To find out just how wildly prescription drug prices can vary in the Houston area, Channel 2 Investigates decided to compare prices for five very popular drugs at five different pharmacies.

First up was the generic version of Actos, used to treat diabetes:

  • Walgreen's: $293
  • CVS: $235
  • Walmart: $131
  • Target: $73.50
  • Costco: $18

Next, the generic version of Lexapro, an anti-depression drug:

  • Walgreen's: $124
  • CVS: $115
  • Walmart: $115
  • Target: $91
  • Costco: $10

Next, KPRC 2 New found the generic version of Lipitor, used to treat cholesterol:

  • CVS: $146
  • Walgreen's: $142
  • Walmart: $30
  • Target: $64.50
  • Costco: $18

The generic version of Valsartan, used to treat high blood pressure:

Walgreen's: $140

Target: $140

CVS: $136

Walmart: $132

Costco: $36

Finally, the generic version of Singulair, used to treat asthma:

Walgreen's: $136

CVS: $133.00.

Target: $68.00.

Walmart: $34.50.

Costco: $21.29.

Pharmacists often recommend customers call around to local pharmacies to compare prices, but there is a new, far easier way to price shop for the lowest cost prescriptions. It's called Good Rx, a website that works like many travel websites.

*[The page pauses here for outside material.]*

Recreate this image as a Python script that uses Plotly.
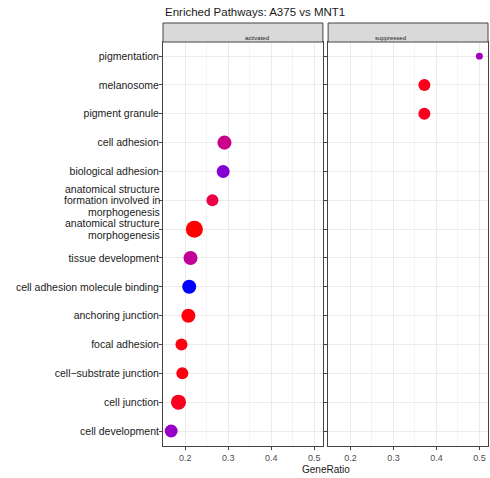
import plotly.graph_objects as go
from plotly.subplots import make_subplots

# ---- data ----
pathways = [
    "pigmentation", "melanosome", "pigment granule", "cell adhesion",
    "biological adhesion",
    "anatomical structure<br>formation involved in<br>morphogenesis",
    "anatomical structure<br>morphogenesis",
    "tissue development", "cell adhesion molecule binding",
    "anchoring junction", "focal adhesion", "cell\u2212substrate junction",
    "cell junction", "cell development",
]
facet = ["suppressed", "suppressed", "suppressed", "activated", "activated",
         "activated", "activated", "activated", "activated", "activated",
         "activated", "activated", "activated", "activated"]
gene_ratio = [0.500, 0.372, 0.372, 0.291, 0.288, 0.263, 0.221, 0.212, 0.209,
              0.207, 0.191, 0.193, 0.184, 0.167]
counts = [10, 30, 30, 41, 35, 30, 60, 41, 41, 41, 30, 30, 47, 35]
p_adjust = [0.72, 0.06, 0.06, 0.50, 0.82, 0.20, 0.00, 0.56, 1.00, 0.02, 0.03,
            0.03, 0.07, 0.76]
facets = ["activated", "suppressed"]
x_ticks = [0.2, 0.3, 0.4, 0.5]

FONT = "Liberation Sans, Arial, sans-serif"
W, H = 490, 478
ML, MR, MT, MB = 163, 2, 42, 32
YFONT = 10.5
LINE_H = 11.7


# red -> blue gradient interpolated in CIE Lab (as ggplot2 does)
def _srgb_to_lin(c):
    c = c / 255.0
    return c / 12.92 if c <= 0.04045 else ((c + 0.055) / 1.055) ** 2.4


def _lin_to_srgb(c):
    c = max(0.0, min(1.0, c))
    v = 12.92 * c if c <= 0.0031308 else 1.055 * c ** (1 / 2.4) - 0.055
    return int(round(max(0, min(1, v)) * 255))


WP = (0.95047, 1.0, 1.08883)


def rgb_to_lab(rgb):
    r, g, b = [_srgb_to_lin(v) for v in rgb]
    X = 0.4124 * r + 0.3576 * g + 0.1805 * b
    Y = 0.2126 * r + 0.7152 * g + 0.0722 * b
    Z = 0.0193 * r + 0.1192 * g + 0.9505 * b

    def f(t):
        return t ** (1 / 3) if t > 0.008856 else 7.787 * t + 16 / 116
    fx, fy, fz = f(X / WP[0]), f(Y / WP[1]), f(Z / WP[2])
    return (116 * fy - 16, 500 * (fx - fy), 200 * (fy - fz))


def lab_to_rgb(lab):
    L, a, b = lab
    fy = (L + 16) / 116
    fx = fy + a / 500
    fz = fy - b / 200

    def finv(t):
        return t ** 3 if t ** 3 > 0.008856 else (t - 16 / 116) / 7.787
    X, Y, Z = WP[0] * finv(fx), WP[1] * finv(fy), WP[2] * finv(fz)
    r = 3.2406 * X - 1.5372 * Y - 0.4986 * Z
    g = -0.9689 * X + 1.8758 * Y + 0.0415 * Z
    bb = 0.0557 * X - 0.2040 * Y + 1.0570 * Z
    return tuple(_lin_to_srgb(v) for v in (r, g, bb))


lab_lo = rgb_to_lab((255, 0, 0))
lab_hi = rgb_to_lab((0, 0, 255))
colorscale = []
N = 20
for k in range(N + 1):
    t = k / N
    lab = tuple(lo + (hi - lo) * t for lo, hi in zip(lab_lo, lab_hi))
    r, g, b = lab_to_rgb(lab)
    colorscale.append([t, f"rgb({r},{g},{b})"])

fig = make_subplots(rows=1, cols=2, shared_yaxes=True, horizontal_spacing=0.016)

max_size = 17
sizeref = 2.0 * max(counts) / (max_size ** 2)
for ci, f in enumerate(facets, start=1):
    idx = [i for i, ff in enumerate(facet) if ff == f]
    fig.add_trace(go.Scatter(
        x=[gene_ratio[i] for i in idx],
        y=[pathways[i] for i in idx],
        mode="markers",
        marker=dict(
            size=[counts[i] for i in idx], sizemode="area", sizeref=sizeref,
            color=[p_adjust[i] for i in idx], cmin=0, cmax=1,
            colorscale=colorscale,
            showscale=False, line=dict(width=0), opacity=1,
        ),
        showlegend=False, cliponaxis=False, hoverinfo="skip",
    ), row=1, col=ci)

cat_order = list(reversed(pathways))
axis_common = dict(
    showgrid=True, gridcolor="#ebebeb", gridwidth=1,
    showline=True, linecolor="#444", linewidth=1, mirror=True,
    ticks="outside", ticklen=3, tickcolor="#444",
    tickfont=dict(family=FONT, size=9, color="#4d4d4d"),
    zeroline=False,
)
for ci in (1, 2):
    fig.update_xaxes(range=[0.148, 0.52], tickvals=x_ticks,
                     ticktext=[str(v) for v in x_ticks],
                     minor=dict(dtick=0.05, tick0=0.15, showgrid=True,
                                gridcolor="#f4f4f4", ticks=""),
                     **axis_common, row=1, col=ci)
fig.update_yaxes(categoryorder="array", categoryarray=cat_order,
                 range=[-0.52, 13.49], **axis_common)
# single-line labels as tick text; multi-line labels drawn line by line
fig.update_yaxes(tickvals=pathways,
                 ticktext=["" if "<br>" in p else p for p in pathways],
                 tickfont=dict(family=FONT, size=YFONT, color="#1a1a1a"),
                 ticklabelstandoff=-2, row=1, col=1)
for p in pathways:
    if "<br>" not in p:
        continue
    lines = p.split("<br>")
    n = len(lines)
    for j, ln in enumerate(lines):
        off = (j - (n - 1) / 2) * LINE_H
        fig.add_annotation(x=0, xref="paper", xanchor="right", xshift=-1.5,
                           y=p, yref="y", yshift=-off, yanchor="middle",
                           text=ln, showarrow=False,
                           font=dict(family=FONT, size=YFONT, color="#1a1a1a"))

# facet strips
d1 = fig.layout.xaxis.domain
d2 = fig.layout.xaxis2.domain
strip_h = 19 / (H - MT - MB)
for (d, lab) in ((d1, "activated"), (d2, "suppressed")):
    fig.add_shape(type="rect", xref="paper", yref="paper",
                  x0=d[0], x1=d[1], y0=1, y1=1 + strip_h,
                  fillcolor="#d9d9d9", line=dict(color="#444", width=1))
    fig.add_annotation(x=(d[0] + d[1]) / 2, y=1 + strip_h / 2, xref="paper",
                       yref="paper", text=lab, showarrow=False,
                       font=dict(family=FONT, size=6, color="#1a1a1a"))

fig.add_annotation(x=(d1[0] + d2[1]) / 2, y=-16 / (H - MT - MB), xref="paper",
                   yref="paper", text="GeneRatio", showarrow=False,
                   yanchor="top",
                   font=dict(family=FONT, size=10, color="#1a1a1a"))

fig.update_layout(
    width=W, height=H,
    margin=dict(l=ML, r=MR, t=MT, b=MB),
    plot_bgcolor="white", paper_bgcolor="white",
    title=dict(text="Enriched Pathways: A375 vs MNT1", x=165 / W, xanchor="left",
               y=1 - 12 / H, yanchor="middle",
               font=dict(family=FONT, size=11.5, color="#1a1a1a")),
    font=dict(family=FONT),
)

fig.write_html(
    "out.html",
    config={"displayModeBar": False},
    post_script="document.body.style.margin='0';"
                "document.body.style.overflow='hidden';",
)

Customers can go to Good Rx, punch in the drug to be purchased and a list of drug stores carrying that drug in the customer's area appear, ranked in order from the cheapest to the most expensive.

"We can literally save families tens of thousands of dollars a year on their prescription drugs," said Good Rx co-founder Doug Hirsch.

Some of the drugs on Good Rx are even offered free of charge.

While doing this story, KPRC 2 News found the drug Actos going for $0 -- yes, for free --at Sam's Club when we searched Good Rx.